Nevertheless, "tight" is the operative word, not only for describing the present supply and demand situation, but for the subsurface geology as well. There are rumblings that the problem is a lack of resource, but government and private estimates say the resource exists. However, excluding arctic regions, most of the resource exists in the form of unconventional gas deposits.
OVERVIEW
Unlike conventional reservoirs, which are discrete accumulations that often produce at high rates, these unconventional, or continuous, gas deposits produce at much lower rates and include low-permeability sands, fractured shales, coalbed methane, and possibly, someday, methane hydrate.
Unconventional gas resources, which do not have obvious sealing and trapping mechanisms, are typically not driven by water. These gas resources are estimated at more than 350 Tcf. (1) Some 169 Tcf are in the Rocky Mountain region, which now account for about 25% of all US gas production. (2,3) They have a high probability of geologic success and are sensitive to pricing and technology changes, as well as government incentives. In Canada, these resources are only at the beginning stages of development, and are estimated between 290 and 1,800 Tcf. (3)
Of the total unconventional gas resource base, tight gas sands have the largest proven potential. According to a recent study by the Gas Technology Institute, (1) tight gas sands in the US comprise 69% of gas production from all unconventional gas resources and account for 19% of the total gas production from combined conventional and unconventional sources. The same study (1) estimates tight gas sand economically recoverable reserves to be 185 Tcf.
TIGHT GAS SANDS
These continuous sand formations are common, and progress in a seamless way from appearing conventional--when operators have been fortunate to intersect a dense natural fracture network--to extremely tight, with permeabilities in the microdarcyrange. Generally speaking, their economic development depends on technology advances in: determining precise well placement; advances in fracturing, fracture fluids and proppants; multi-zone completions; and much denser well spacings, in some cases down to 10 acres.

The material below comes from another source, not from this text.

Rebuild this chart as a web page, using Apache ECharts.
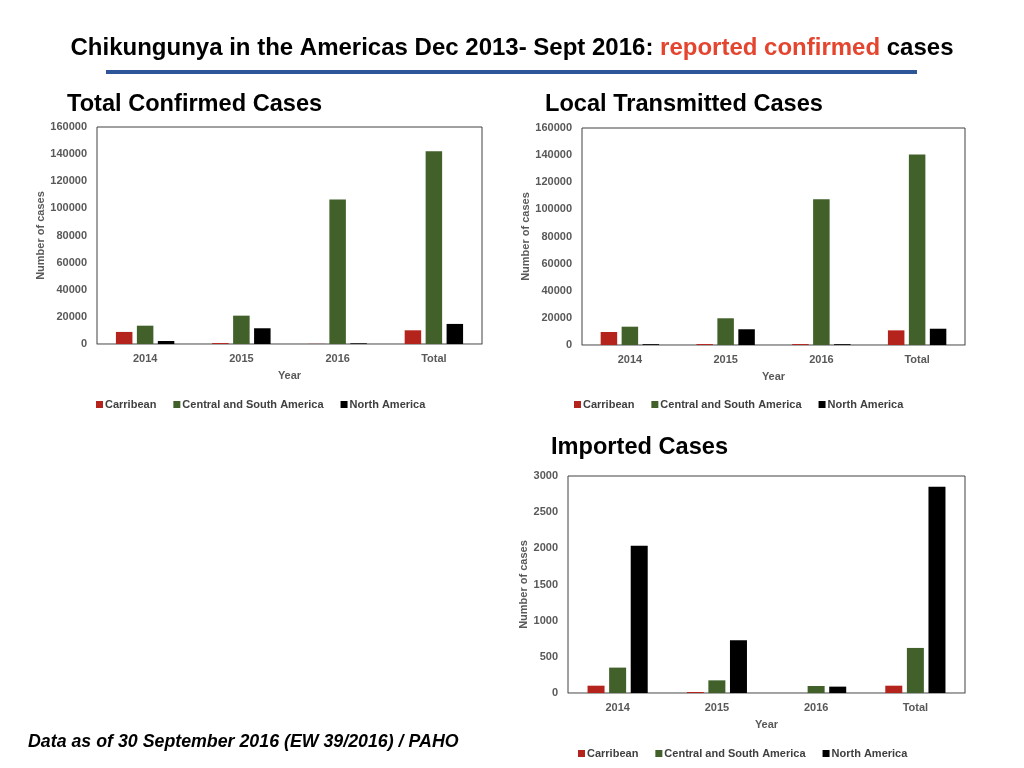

Some fields, previously thought of as conventional, are now recognized as part of a continuous trend. Identification of fracture densities within these trends, together with their orientation and the ability of the drilling team to plot a wellpath that intersects as much of these as possible, will help determine production. Finding the right drill site involves identification of fracture-induced anisotropy in these tight gas sands. Multiple-azimuth 3D seismic attributes and petrophysical data analysis, together with integration of production and other data, resulted in a successful well for Burlington in a recent DOE-funded project, Fig. 1.
[FIGURE 1 OMITTED]
In situ resource estimates in the US range from 10,000 to 20,000 Tcf and even higher, but economic development of these reservoirs is challenging, since such low permeabilities do not favor gas flow toward wellbores. There are about 40,000 wells producing gas from tight sands, with production per well averaging 170 Mcfgd. A small percentage is economically viable with present technology, particularly well stimulation, but that is likely to improve.
SHALE GAS
Since the 1920s, the Devonian shales of the Appalachian basin have produced most of the shale gas in the US, with over 21,000 wells. And this continues today. However, new plays in the Fort Worth and San Juan basins have become significant new gas sources in the last few years. These areas, together with contributions from Michigan and Illinois basins, have allowed more than 37,000 shale-gas wells to account for 3-4% of US gas production--a percentage that is expected to increase. In Canada, a 2002 Gas Technology Institute report concluded that the Western Canada Sedimentary basin held 86 Tcf of shale gas in place, but recoverability has not been established.